COVID-19 is forcing millions of children all over the world to stay inside as spring 2020 kicks off. Parents will need all the help they can get to keep their kids entertained indoors.
Stretching its reach across Asia, Europe, the Americas, and Africa, COVID-19 is about to play another dirty trick on parents across the globe.
Having already spent at least a month under lock and key with confused and frustrated kids, moms and dads are now staring down the barrel of another month indoors.
Buying new toys, craft supplies, or expensive gadgets may be off the table, but there is a solution and it is easier than you might think–your kitchen cupboards hold the answers.
While being stuck inside is hard on adults, going outside to experience the warm weather and blossoming trees of spring will be even more tempting for children. With this educational activity you can bring nature indoors and kids can watch science in action with a simple experiment that lasts for weeks.
All you need is:
- An empty glass jar
- A few paper towel sheets
- A handful of “magic” beans (hydrated kidney beans work well)
The children can take it from here: Start by lining the glass jar with a sheet of paper towel and then fill the jar with more scrunched up paper towels.

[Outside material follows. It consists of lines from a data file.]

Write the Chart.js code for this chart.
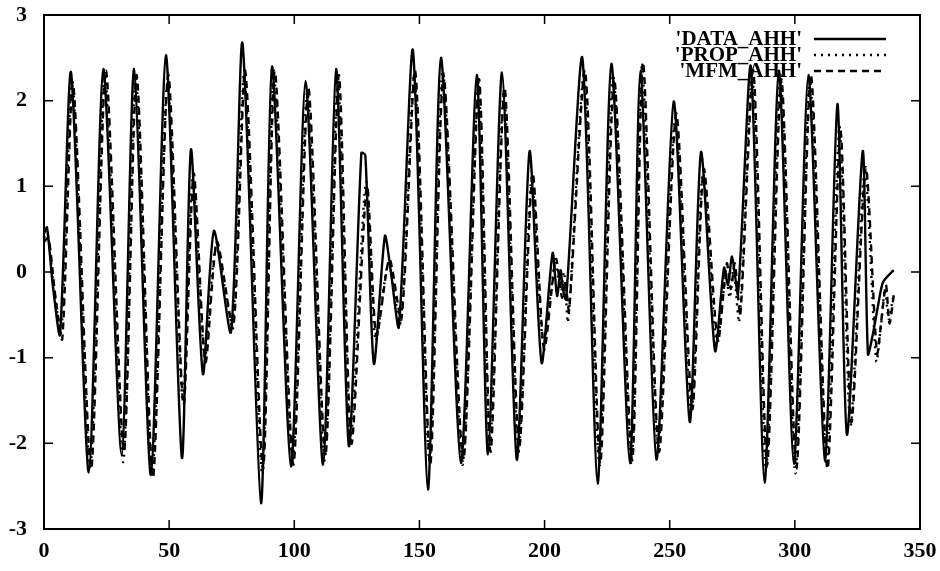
<!DOCTYPE html>
<html><head><meta charset="utf-8">
<script src="https://cdn.jsdelivr.net/npm/chart.js@4/dist/chart.umd.min.js"></script>
<style>html,body{margin:0;padding:0;background:#fff;}canvas{display:block;}</style>
</head><body>
<canvas id="c" width="940" height="571"></canvas>
<script>
const seriesNames = ["'DATA_AHH'", "'PROP_AHH'", "'MFM_AHH'"];
const xTicks = [0, 50, 100, 150, 200, 250, 300, 350];
const yTicks = [-3, -2, -1, 0, 1, 2, 3];

const dataX = [0, 1.2, 3.5, 6.4, 10.8, 17.9, 23.7, 31.0, 36.0, 42.7, 48.7, 55.1, 58.7, 63.5, 67.9, 74.7, 79.3, 86.7, 91.1, 98.7, 104.5, 111.5, 116.7, 121.8, 126.8, 128.4, 131.8, 136.2, 138.6, 141.8, 147.4, 153.4, 158.6, 166.6, 172.9, 177.4, 183.0, 188.9, 194.0, 198.8, 203.2, 205.0, 206.4, 207.3, 208.6, 215.1, 221.2, 226.7, 234.1, 238.3, 244.7, 251.6, 258.0, 262.5, 268.1, 271.7, 273.3, 274.9, 277.3, 282.4, 287.9, 293.6, 299.6, 305.4, 312.0, 317.0, 320.8, 327.1, 329.2, 331.2, 333.2, 335.2, 338.7, 339.5];
const dataY = [0.45, 0.52, -0.15, -0.73, 2.33, -2.34, 2.37, -2.13, 2.37, -2.37, 2.53, -2.17, 1.43, -1.19, 0.48, -0.7, 2.67, -2.7, 2.4, -2.27, 2.23, -2.25, 2.37, -2.03, 1.39, 1.36, -1.07, 0.42, 0.0, -0.64, 2.59, -2.54, 2.5, -2.23, 2.3, -2.13, 2.33, -2.19, 1.41, -1.06, 0.22, -0.28, 0.02, -0.2, -0.32, 2.5, -2.47, 2.43, -2.23, 2.35, -2.19, 1.99, -1.75, 1.4, -0.92, 0.05, -0.15, 0.18, -0.25, 2.4, -2.46, 2.35, -2.24, 2.3, -2.2, 1.96, -1.9, 1.41, -0.96, -0.72, -0.4, -0.12, 0.0, 0.02];

const propX = [0, 1.5, 4.0, 6.9, 11.3, 18.4, 24.3, 31.6, 36.6, 43.2, 49.3, 55.4, 59.4, 64.2, 68.7, 75.3, 80.0, 87.2, 91.8, 99.3, 105.2, 112.1, 117.4, 122.4, 128.6, 132.5, 137.6, 142.4, 148.0, 154.0, 159.3, 167.2, 173.5, 178.1, 183.7, 189.5, 194.8, 199.5, 204.2, 206.5, 207.8, 209.4, 215.8, 221.8, 227.4, 234.7, 238.9, 245.3, 252.2, 258.6, 263.2, 268.8, 272.4, 274.0, 275.5, 277.8, 283.0, 288.5, 294.2, 300.2, 306.0, 312.6, 317.8, 322.2, 327.9, 332.5, 334.5, 336.0, 337.5, 339.2];
const propY = [0.4, 0.45, -0.2, -0.7, 2.25, -2.3, 2.3, -2.22, 2.3, -2.35, 2.2, -1.5, 1.1, -1.0, 0.3, -0.6, 2.3, -2.35, 2.3, -2.2, 2.1, -2.2, 2.25, -1.95, 1.05, -0.8, 0.1, -0.6, 2.3, -2.2, 2.35, -2.25, 2.2, -2.05, 2.1, -2.1, 1.1, -0.85, 0.1, -0.2, 0.0, -0.58, 2.3, -2.2, 2.3, -2.25, 2.4, -2.05, 1.8, -1.65, 1.15, -0.85, -0.05, -0.3, 0.05, -0.58, 2.3, -2.3, 2.3, -2.35, 2.25, -2.25, 1.7, -1.8, 1.2, -1.04, -0.6, -0.2, -0.55, -0.3];

const mfmX = [0, 1.8, 4.4, 7.3, 11.6, 18.8, 24.7, 31.9, 37.0, 43.5, 49.6, 55.7, 59.8, 64.5, 69.1, 75.6, 80.4, 87.5, 92.2, 99.6, 105.6, 112.4, 117.8, 122.8, 129.0, 132.8, 138.0, 142.8, 148.3, 154.3, 159.6, 167.5, 173.8, 178.4, 184.0, 189.8, 195.2, 199.8, 204.5, 207.0, 208.2, 209.8, 216.2, 222.2, 227.8, 235.0, 239.3, 245.7, 252.6, 259.0, 263.6, 269.2, 272.8, 274.4, 276.0, 278.2, 283.4, 288.9, 294.6, 300.6, 306.4, 313.0, 318.2, 322.6, 328.3, 332.8, 334.8, 336.4, 337.8, 339.6];
const mfmY = [0.35, 0.4, -0.25, -0.78, 2.2, -2.3, 2.35, -2.1, 2.3, -2.4, 2.3, -1.55, 1.15, -1.05, 0.35, -0.65, 2.35, -2.3, 2.35, -2.25, 2.15, -2.15, 2.3, -2.0, 1.0, -0.75, 0.15, -0.55, 2.35, -2.25, 2.3, -2.2, 2.25, -2.1, 2.15, -2.05, 1.15, -0.9, 0.15, -0.3, -0.1, -0.45, 2.35, -2.25, 2.25, -2.2, 2.45, -2.1, 1.85, -1.6, 1.2, -0.8, 0.1, -0.2, 0.1, -0.5, 2.35, -2.25, 2.25, -2.3, 2.3, -2.3, 1.65, -1.75, 1.22, -0.95, -0.5, -0.15, -0.6, -0.25];

function pts(xs, ys) { return xs.map((x, i) => ({ x: x, y: ys[i] })); }

const FONT = "'Liberation Serif', 'Times New Roman', serif";

const framePlugin = {
  id: 'frame',
  afterDatasetsDraw(chart) {
    const { ctx, chartArea: a, scales } = chart;
    const sx = scales.x, sy = scales.y;
    ctx.save();
    ctx.strokeStyle = '#000';
    ctx.lineWidth = 2;
    ctx.strokeRect(a.left, a.top, a.right - a.left, a.bottom - a.top);
    ctx.lineWidth = 1.5;
    ctx.beginPath();
    xTicks.forEach(v => {
      const p = sx.getPixelForValue(v);
      ctx.moveTo(p, a.bottom); ctx.lineTo(p, a.bottom - 9);
      ctx.moveTo(p, a.top); ctx.lineTo(p, a.top + 9);
    });
    yTicks.forEach(v => {
      const p = sy.getPixelForValue(v);
      ctx.moveTo(a.left, p); ctx.lineTo(a.left + 9, p);
      ctx.moveTo(a.right, p); ctx.lineTo(a.right - 9, p);
    });
    ctx.stroke();
    ctx.restore();
  }
};

const legendPlugin = {
  id: 'keyLegend',
  afterDraw(chart) {
    const ctx = chart.ctx;
    ctx.save();
    ctx.font = "bold 21px " + FONT;
    ctx.fillStyle = '#000';
    ctx.textAlign = 'right';
    ctx.textBaseline = 'middle';
    chart.data.datasets.forEach((ds, i) => {
      const yy = 39 + i * 16;
      ctx.fillText(ds.label, 802, yy + 1);
      ctx.beginPath();
      ctx.setLineDash(ds.borderDash || []);
      ctx.lineWidth = ds.borderWidth;
      ctx.strokeStyle = '#000';
      ctx.moveTo(814, yy); ctx.lineTo(886, yy);
      ctx.stroke();
    });
    ctx.restore();
  }
};

new Chart(document.getElementById('c'), {
  type: 'scatter',
  data: {
    datasets: [
      { label: seriesNames[0], data: pts(dataX, dataY), showLine: true, borderColor: '#000', borderWidth: 2.4, pointRadius: 0, tension: 0.25, borderDash: [] },
      { label: seriesNames[1], data: pts(propX, propY), showLine: true, borderColor: '#000', borderWidth: 2.4, pointRadius: 0, tension: 0.25, borderDash: [2, 5] },
      { label: seriesNames[2], data: pts(mfmX, mfmY), showLine: true, borderColor: '#000', borderWidth: 2.4, pointRadius: 0, tension: 0.25, borderDash: [7, 5] }
    ]
  },
  options: {
    responsive: false,
    animation: false,
    devicePixelRatio: 1,
    layout: { padding: { top: 15, right: 20, left: 0, bottom: 0 } },
    plugins: { legend: { display: false }, tooltip: { enabled: false } },
    scales: {
      x: {
        type: 'linear', min: 0, max: 350,
        afterBuildTicks(s) { s.ticks = xTicks.map(v => ({ value: v })); },
        afterFit(s) { s.height = 42; s.paddingLeft = 0; s.paddingRight = 0; },
        grid: { display: false, drawTicks: false },
        border: { display: false },
        ticks: { color: '#000', padding: 9, font: { family: FONT, size: 22, weight: 'bold' }, maxRotation: 0 }
      },
      y: {
        type: 'linear', min: -3, max: 3,
        afterBuildTicks(s) { s.ticks = yTicks.map(v => ({ value: v })); },
        afterFit(s) { s.width = 44; s.paddingTop = 0; s.paddingBottom = 0; },
        grid: { display: false, drawTicks: false },
        border: { display: false },
        ticks: { color: '#000', padding: 17, font: { family: FONT, size: 22, weight: 'bold' } }
      }
    }
  },
  plugins: [framePlugin, legendPlugin]
});
</script>
</body></html>
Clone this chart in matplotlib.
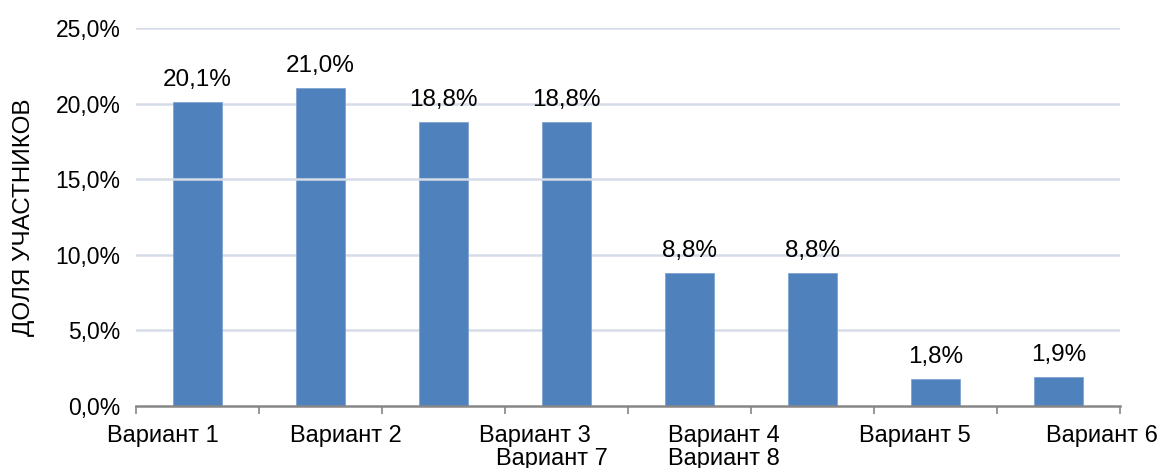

Carefully place the beans between the glass and the first paper towel layer. Now fill the jar halfway with water, place it on the window sill, and wait.
Kids can watch the beans slowly sprout roots and enjoy checking the beans’ progress every day or once a week.
You can check out an example of the experiment here: https://youtu.be/RTRW2Cf9U2U
Make your own paint
Since getting to the shops to buy art supplies is not possible right now, many kids will be running low on materials for crafting. Fear not, your kids can still get creative and colorful at home. From toddlers to teens, non-toxic paint could be the answer to a stress-free afternoon of fun.
Check your cupboards for:
- Plain white flour
- Food coloring
Making the paint is very easy, simply mix flour with tap water until it is thick enough to stick to a paint brush or a little hand. Once the consistency is right, divide the flour mixture into two or three containers and add food coloring.
Little kids can make hand or foot prints or create art by dropping or flicking the paint, while older children can enjoy experimenting with the colors and textures and get creative.
Because the paint is made with flour and water, toddlers still in the eat-everything-they-see phase can use it too. The best part, however, is the cleaning. The paint will come out of clothes with a simple wash and can be wiped off most surfaces with just warm water.
Experiment with lava lamps
Have you ever wanted your very own 1960s style lava lamp? Have your kids make you one using kitchen staples. Another science experiment–your children can even write a report on the activity afterwards and research why the “lava” floats.
Make sure you have:
- A transparent bottle or beaker
- Half a cup of vegetable oil
- Food coloring (optional)
The kids can take over from here. The first step is to pour cold water into the bottle or beaker, leaving about a quarter of the receptacle empty. Now mix the coloring with the oil. Once the oil is ready, add it to the cup or bottle. Now sprinkle a teaspoon of salt over the mixture and watch the oil bubbles move up and down. Once the oil settles, you can add more salt to keep the bubbles moving.
Build your own parachute
The airplanes may be grounded for the foreseeable future but that does not mean your kids have to stop reaching for the skies. Using basic household items, your children can learn to fly in a day.
Get your plane parts ready:
- A plastic cup
- String or wool
- A paper or plastic bag
The pint-size aeronautic engineers can take it from here. Start by making four small, equidistant holes in around the rim of the cup. Cut four lengths of wool or string (around 20 centimeters long). Tie the lengths of wool to the holes in the cup. Now cut the handles off the bag and make four equidistant holes around the opening. Attach the cups to the bag by tying your four strings to the holes in the bag. Now it is time to decorate the parachute and make sure it is unique.
Find a safe place to fly from (ask mom or dad first!), drop the parachute, and watch it glide to land!
Opportunities to jump in puddles or get clean clothes covered in mud will be low on the ground for the next few months, but adventurous kids can still get messy indoors with slime! Slime is strangely fascinating for little ones and making a small batch may provide some much needed respite for parents. Although lots of slime recipes require borax or liquid starch, this method is much less harsh on tiny hands.
First thing’s first:
- Food coloring and glitter (optional)
Making slime is a job for mom or dad as it involves very hot water. First heat a pan of water, but take it off the stove before the water boils. Pour the water into a bowl and add coloring–the more food coloring you use, the stronger the pigment will be. If you are using glitter, mix it in now. Now add the cornstarch little by little until you reach a slimy, stretchy consistency. Adding more cornstarch will make the slime more solid.
Once the slime is ready, little monsters can play to their hearts’ content. If the slime gets a bit dry, just add more water. Store your slime in a zip-lock bag or resealable plastic box.